Ciders come in a variety of styles from fully dry to very sweet, still or carbonated, and ranging from 2% to 12% alchohol. Like a wine, the cider is dependent on the fruit it is made from, but the finished product bears the signature of the maker, with the handling, choice of yeasts, decisions on oaking and aging all coming into play.
This batch of cider started out on Thanksgiving weekend with 3 gallons of an acidic blend of unpasteurized cider grown in Zillah Washington, and pressed and bottled in Gervias, Oregon in the Willamette Valley. While it tasted refreshingly tart, there was enough sugar to reach 6% alcohol, but it was masked by the acidity. That’s a good thing, because without a strong acid backbone, cider tends to come out tasting insipid. Typically a 3-4 Ph is where you want to be.
The yeast you choose has a surprising impact on the finished product. Ale yeasts produce something of a beery quality that I tend to equate to some of the English scrumpy style ciders. Use of a white wine yeast like Montrachet produces a more winey cider something like a Saxon Hausen Apfelwein from Germany. For this batch, we chose a Wyeast Laboratories Dry Mead yeast. Why? Because we’d never used it before and I wanted to see what it would do.

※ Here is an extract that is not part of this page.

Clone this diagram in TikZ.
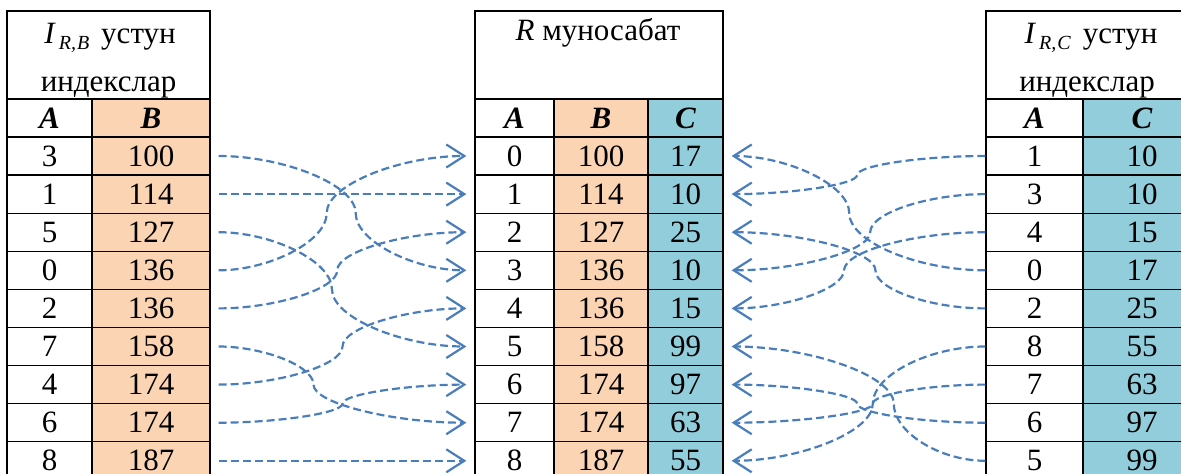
\documentclass[tikz,border=0pt]{standalone}
\usepackage{fontspec}
\setmainfont{Liberation Serif}
\usetikzlibrary{calc,arrows.meta}
\definecolor{peach}{RGB}{251,212,180}
\definecolor{aqua}{RGB}{146,205,220}
\definecolor{ptrblue}{RGB}{74,126,187}
\newcommand\colidx[1]{\textit{I}\kern3pt\raisebox{-6pt}{\fontsize{20}{20}\selectfont\textit{#1}}}
\tikzset{
	cell/.style={draw, line width=1.3pt, inner sep=0pt, minimum height=38.1pt, font=\fontsize{31}{36}\selectfont},
	hfont/.style={font=\fontsize{31}{36}\selectfont\bfseries\itshape},
	la/.style={cell, minimum width=85pt},
	lb/.style={cell, minimum width=118pt, fill=peach},
	ma/.style={cell, minimum width=79pt},
	mb/.style={cell, minimum width=94pt, fill=peach},
	mc/.style={cell, minimum width=75pt, fill=aqua},
	ra/.style={cell, minimum width=97pt},
	rc/.style={cell, minimum width=118pt, fill=aqua},
	headbox/.style={draw, line width=1.3pt, inner sep=0pt, minimum height=88pt},
	headtxt/.style={anchor=base, inner sep=0pt, font=\fontsize{31}{36}\selectfont},
	ptr/.style={draw=ptrblue, line width=2.2pt, dash pattern=on 8pt off 4pt,
		-{Straight Barb[length=18pt,width=23pt]}, shorten >=8pt,
		to path={let \p1=(\tikztostart), \p2=(\tikztotarget), \p3=($(\tikztostart)!#1!(\tikztotarget)$) in
			.. controls ({(\x1+\x3)/2},\y1) and (\x3,{(3*\y1+\y2)/4}) .. (\x3,{(\y1+\y2)/2})
			.. controls (\x3,{(\y1+3*\y2)/4}) and ({(\x3+\x2)/2},\y2) .. (\tikztotarget) \tikztonodes}},
	lptr/.style={ptr=#1, shorten <=8pt}
}
\begin{document}
\begin{tikzpicture}[x=1pt, y=-1pt]
				\useasboundingbox (0,0) rectangle (1181,474);
				\clip (0,0) rectangle (1181,474);

				% I_{R,B} index
				\node[headbox, minimum width=203pt] (lhd) at (108.5,55) {};
				\node[headtxt] (lhd1) at (110,43) {\colidx{R,\kern1pt B}\hspace{12pt}устун};
				\node[headtxt] (lhd2) at (108.5,91) {индекслар};
				\node[la, hfont] (lAh) at (49.5,118) {A};
				\node[lb, hfont] (lBh) at (151,118) {B};
				\node[la] (lA1) at (49.5,156) {3};
				\node[lb] (lB1) at (151,156) {100};
				\node[la] (lA2) at (49.5,194.1) {1};
				\node[lb] (lB2) at (151,194.1) {114};
				\node[la] (lA3) at (49.5,232.2) {5};
				\node[lb] (lB3) at (151,232.2) {127};
				\node[la] (lA4) at (49.5,270.3) {0};
				\node[lb] (lB4) at (151,270.3) {136};
				\node[la] (lA5) at (49.5,308.4) {2};
				\node[lb] (lB5) at (151,308.4) {136};
				\node[la] (lA6) at (49.5,346.5) {7};
				\node[lb] (lB6) at (151,346.5) {158};
				\node[la] (lA7) at (49.5,384.6) {4};
				\node[lb] (lB7) at (151,384.6) {174};
				\node[la] (lA8) at (49.5,422.7) {6};
				\node[lb] (lB8) at (151,422.7) {174};
				\node[la] (lA9) at (49.5,460.8) {8};
				\node[lb] (lB9) at (151,460.8) {187};

				% R relation
				\node[headbox, minimum width=248pt] (mhd) at (599,55) {};
				\node[headtxt] (mhd1) at (598,40) {\textit{R} муносабат};
				\node[ma, hfont] (mAh) at (514.5,118) {A};
				\node[mb, hfont] (mBh) at (601,118) {B};
				\node[mc, hfont] (mCh) at (685.5,118) {C};
				\node[ma] (mA1) at (514.5,156) {0};
				\node[mb] (mB1) at (601,156) {100};
				\node[mc] (mC1) at (685.5,156) {17};
				\node[ma] (mA2) at (514.5,194.1) {1};
				\node[mb] (mB2) at (601,194.1) {114};
				\node[mc] (mC2) at (685.5,194.1) {10};
				\node[ma] (mA3) at (514.5,232.2) {2};
				\node[mb] (mB3) at (601,232.2) {127};
				\node[mc] (mC3) at (685.5,232.2) {25};
				\node[ma] (mA4) at (514.5,270.3) {3};
				\node[mb] (mB4) at (601,270.3) {136};
				\node[mc] (mC4) at (685.5,270.3) {10};
				\node[ma] (mA5) at (514.5,308.4) {4};
				\node[mb] (mB5) at (601,308.4) {136};
				\node[mc] (mC5) at (685.5,308.4) {15};
				\node[ma] (mA6) at (514.5,346.5) {5};
				\node[mb] (mB6) at (601,346.5) {158};
				\node[mc] (mC6) at (685.5,346.5) {99};
				\node[ma] (mA7) at (514.5,384.6) {6};
				\node[mb] (mB7) at (601,384.6) {174};
				\node[mc] (mC7) at (685.5,384.6) {97};
				\node[ma] (mA8) at (514.5,422.7) {7};
				\node[mb] (mB8) at (601,422.7) {174};
				\node[mc] (mC8) at (685.5,422.7) {63};
				\node[ma] (mA9) at (514.5,460.8) {8};
				\node[mb] (mB9) at (601,460.8) {187};
				\node[mc] (mC9) at (685.5,460.8) {55};

				% I_{R,C} index
				\node[headbox, minimum width=215pt] (rhd) at (1093.5,55) {};
				\node[headtxt] (rhd1) at (1091,43) {\colidx{R,\kern1pt C}\hspace{12pt}устун};
				\node[headtxt] (rhd2) at (1087,91) {индекслар};
				\node[ra, hfont] (rAh) at (1034.5,118) {A};
				\node[rc, hfont] (rCh) at (1142,118) {C};
				\node[ra] (rA1) at (1034.5,156) {1};
				\node[rc] (rC1) at (1142,156) {10};
				\node[ra] (rA2) at (1034.5,194.1) {3};
				\node[rc] (rC2) at (1142,194.1) {10};
				\node[ra] (rA3) at (1034.5,232.2) {4};
				\node[rc] (rC3) at (1142,232.2) {15};
				\node[ra] (rA4) at (1034.5,270.3) {0};
				\node[rc] (rC4) at (1142,270.3) {17};
				\node[ra] (rA5) at (1034.5,308.4) {2};
				\node[rc] (rC5) at (1142,308.4) {25};
				\node[ra] (rA6) at (1034.5,346.5) {8};
				\node[rc] (rC6) at (1142,346.5) {55};
				\node[ra] (rA7) at (1034.5,384.6) {7};
				\node[rc] (rC7) at (1142,384.6) {63};
				\node[ra] (rA8) at (1034.5,422.7) {6};
				\node[rc] (rC8) at (1142,422.7) {97};
				\node[ra] (rA9) at (1034.5,460.8) {5};
				\node[rc] (rC9) at (1142,460.8) {99};

				% B pointers
				\draw[lptr=0.55] (lB1.east) to (mA4.west);
				\draw[lptr=0.5] (lB2.east) to (mA2.west);
				\draw[lptr=0.46] (lB3.east) to (mA6.west);
				\draw[lptr=0.44] (lB4.east) to (mA1.west);
				\draw[lptr=0.48] (lB5.east) to (mA3.west);
				\draw[lptr=0.39] (lB6.east) to (mA8.west);
				\draw[lptr=0.5] (lB7.east) to (mA5.west);
				\draw[lptr=0.5] (lB8.east) to (mA7.west);
				\draw[lptr=0.5] (lB9.east) to (mA9.west);

				% C pointers
				\draw[ptr=0.49] (rA1.west) to (mC2.east);
				\draw[ptr=0.44] (rA2.west) to (mC4.east);
				\draw[ptr=0.54] (rA3.west) to (mC5.east);
				\draw[ptr=0.52] (rA4.west) to (mC1.east);
				\draw[ptr=0.42] (rA5.west) to (mC3.east);
				\draw[ptr=0.43] (rA6.west) to (mC9.east);
				\draw[ptr=0.43] (rA7.west) to (mC8.east);
				\draw[ptr=0.49] (rA8.west) to (mC7.east);
				\draw[ptr=0.35] (rA9.west) to (mC6.east);
\end{tikzpicture}
\end{document}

At the end of December, the cider had cleared and was a beautiful amber-straw color. It was time to bottle.
As with all things fermenty, cleanliness is next to goodlyness. I picked out 30 12 oz. beer bottles, inspected them for cracks, chips or encrusted gook inside and then washed them in the dishwasher on sani-rinse. I then soaked them in an ammonia bath to further eradicate any unwanted microbes, then triple rinsed each bottle to get rid of any hint of ammonia or soap.